Friday, March 1, 2013

This Week in UU History



On February 27, 1807, Henry Wadsworth Longfellow was born in Portland, Maine. He taught modern languages at Bowdoin College in Maine and at Harvard University in Massachusetts. His many famous poems included “Psalm of Life,” “Excelsior,” “The Song of Hiawatha,” “The Wreck of the Hesperus,” “Tales of a Wayside Inn,” and “Evangeline.” A friend of the Transcendentalists of the Concord-Cambridge area, Longfellow was the most famous American poet of his time, at home and abroad, and was especially loved in England, where he received honorary degrees from both Oxford and Cambridge.  His house in Cambridge, once a center of the intellectual life in the Boston area, is now maintained by the National Park Service, which gives historical tours and hosts cultural events. Longfellow died on March 24, 1882.

WEEKLY INSPIRATION:

"Cherish your doubts, for doubt is the attendant of truth.
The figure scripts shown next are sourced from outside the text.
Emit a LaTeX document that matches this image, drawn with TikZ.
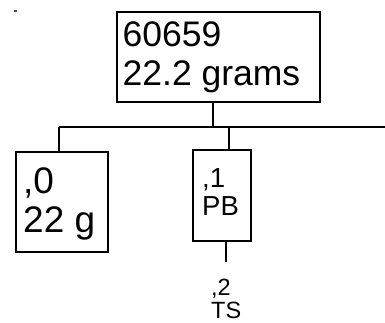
\documentclass[tikz,border=0pt]{standalone}
\usepackage{fontspec}
\setmainfont{Liberation Sans}
\begin{document}
\begin{tikzpicture}[x=1pt,y=-1pt,
  box/.style={draw,line width=1.6pt,inner sep=0pt},
  lbl/.style={anchor=base west,inner sep=0pt},
  wire/.style={line width=1.6pt},
  big/.style={font=\fontsize{35.5}{36}\selectfont},
  bigl/.style={font=\fontsize{37}{38}\selectfont},
  mid/.style={font=\fontsize{27.5}{28}\selectfont},
  small/.style={font=\fontsize{23.5}{24}\selectfont}]
\useasboundingbox (0,0) rectangle (385,322);
\fill[black!70] (14,10) rectangle (16.5,11.5);
% boxes
\node[box,minimum width=203pt,minimum height=90pt] (root) at (218.5,56.7) {};
\node[box,minimum width=92pt,minimum height=100pt] (left) at (62,202) {};
\node[box,minimum width=58pt,minimum height=91pt] (mid) at (222,195.5) {};
% texts
\node[lbl,big] (rootA) at (122.5,46.5) {60659};
\node[lbl,big] (rootB) at (122.5,85) {22.2 grams};
\node[lbl,bigl] (leftA) at (23,193) {,0};
\node[lbl,bigl] (leftB) at (23,232) {22 g};
\node[lbl,mid] (midA) at (202,187) {,1};
\node[lbl,mid] (midB) at (202,215) {PB};
\node[lbl,small] (leafA) at (211,295) {,2};
\node[lbl,small] (leafB) at (211,318.3) {TS};
% connectors
\coordinate (j) at (213,127);
\coordinate (jl) at (59,127);
\coordinate (jm) at (229,127);
\coordinate (jr) at (385,127);
\coordinate (leafend) at (226,262);
\draw[wire] (root.south -| j) -- (j);
\draw[wire] (jl) -- (jr);
\draw[wire] (jl) -- (jl |- left.north);
\draw[wire] (jm) -- (jm |- mid.north);
\draw[wire] (leafend |- mid.south) -- (leafend);
\end{tikzpicture}
\end{document}
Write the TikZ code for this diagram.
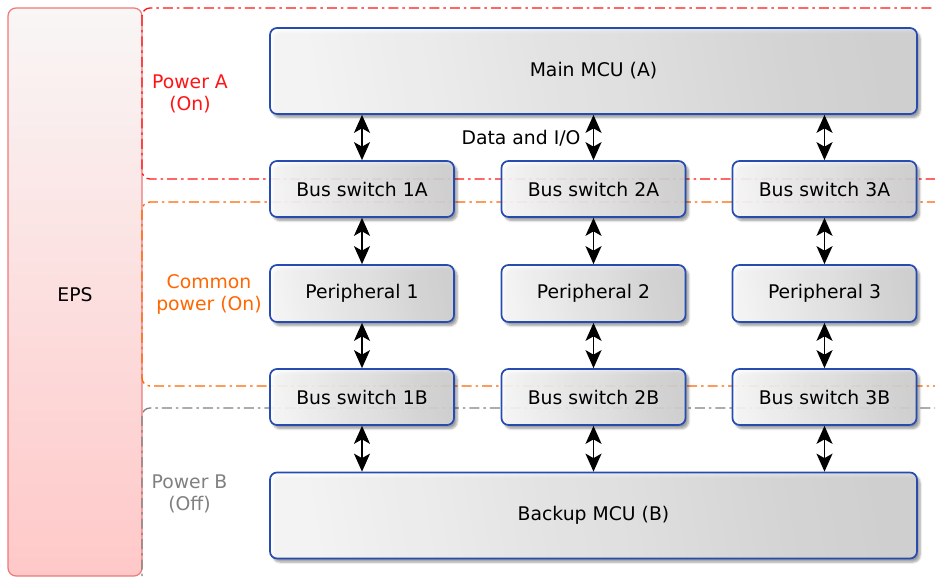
\documentclass[tikz,border=0pt]{standalone}
\usepackage{fontspec}
\setmainfont{DejaVu Sans}
\usetikzlibrary{arrows.meta,shadows.blur}

\definecolor{boxblue}{RGB}{38,76,178}
\definecolor{epsedge}{RGB}{240,120,120}
\definecolor{epstop}{RGB}{249,246,246}
\definecolor{epsbot}{RGB}{255,200,200}
\definecolor{pwra}{RGB}{255,20,20}
\definecolor{pwrc}{RGB}{255,102,0}
\definecolor{pwrb}{RGB}{128,128,128}

\tikzset{
  every node/.style={font=\fontsize{18.8}{22}\selectfont, align=center},
  unit/.style={draw=boxblue, line width=1.7pt, rounded corners=7pt,
    left color=white, right color=black!16, shading angle=100,
    fill opacity=0.88, text opacity=1, inner sep=0pt,
    blur shadow={shadow xshift=3pt, shadow yshift=-3.5pt, shadow blur steps=6, shadow opacity=45}},
  swbox/.style={unit, minimum width=184pt, minimum height=56pt},
  mcubox/.style={unit, minimum width=647pt, minimum height=86pt},
  pdomain/.style={line width=1.3pt, rounded corners=8pt, dash pattern=on 10pt off 4pt on 2.5pt off 4pt},
  bus/.style={line width=1.5pt, {Stealth[length=18pt,width=16pt,inset=4.5pt]}-{Stealth[length=18pt,width=16pt,inset=4.5pt]}}
}

\begin{document}
\begin{tikzpicture}[x=1pt,y=-1pt]
\useasboundingbox (0,0) rectangle (935,577);
\clip (0,0) rectangle (935,577);

% power supply block
\draw[draw=epsedge, line width=1.2pt, rounded corners=8pt, top color=epstop, bottom color=epsbot]
  (8,8) rectangle (142,576);
\node (eps) at (75,295) {EPS};

% power domains
\draw[pdomain, pwra] (142,8) rectangle (990,179);
\draw[pdomain, pwrc] (142,202) rectangle (990,386);
\draw[pdomain, pwrb] (142,408) rectangle (990,640);

\node[text=pwra] (lbla) at (190,94) {Power A\\(On)};
\node[text=pwrc] (lblc) at (209,294) {Common\\power (On)};
\node[text=pwrb] (lblb) at (189.5,494) {Power B\\(Off)};

% controllers, switches and peripherals
\node[mcubox] (mcua) at (593.5,71) {Main MCU (A)};
\node[mcubox] (mcub) at (593.5,515.5) {Backup MCU (B)};

\node[swbox] (s1a) at (362,189) {Bus switch 1A};
\node[swbox] (s2a) at (593.5,189) {Bus switch 2A};
\node[swbox] (s3a) at (824.5,189) {Bus switch 3A};

\node[swbox, minimum height=57pt] (p1) at (362,293.5) {Peripheral 1};
\node[swbox, minimum height=57pt] (p2) at (593.5,293.5) {Peripheral 2};
\node[swbox, minimum height=57pt] (p3) at (824.5,293.5) {Peripheral 3};

\node[swbox] (s1b) at (362,397) {Bus switch 1B};
\node[swbox] (s2b) at (593.5,397) {Bus switch 2B};
\node[swbox] (s3b) at (824.5,397) {Bus switch 3B};

% data buses
\foreach \sa/\p/\sb in {s1a/p1/s1b, s2a/p2/s2b, s3a/p3/s3b}{
  \draw[bus] (mcua.south -| \sa.north) -- (\sa.north);
  \draw[bus] (\sa.south) -- (\p.north);
  \draw[bus] (\p.south) -- (\sb.north);
  \draw[bus] (\sb.south) -- (mcub.north -| \sb.south);
}

\node[anchor=east] (dio) at (584,138) {Data and I/O};
\end{tikzpicture}
\end{document}
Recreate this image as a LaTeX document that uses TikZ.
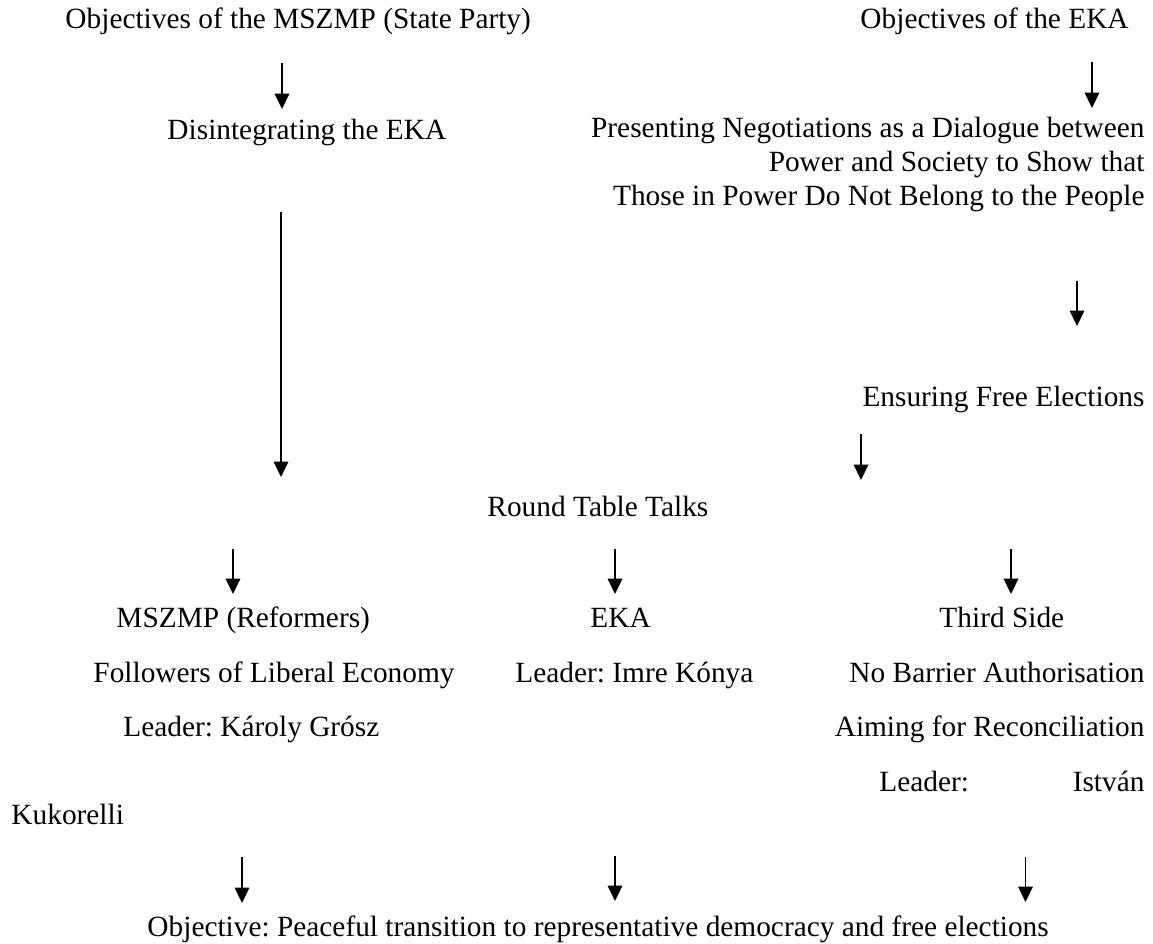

Doubt is the key to the door of knowledge; it is the servant of discovery. A belief which may not be questioned binds us to error, for there is incompleteness and imperfection in every belief. Doubt is the touchstone of truth; it is an acid which eats away the false. Let no one fear for the truth, that doubt may consume it; for doubt is the testing of belief. The truth stands boldly and unafraid; it is not shaken by the testing."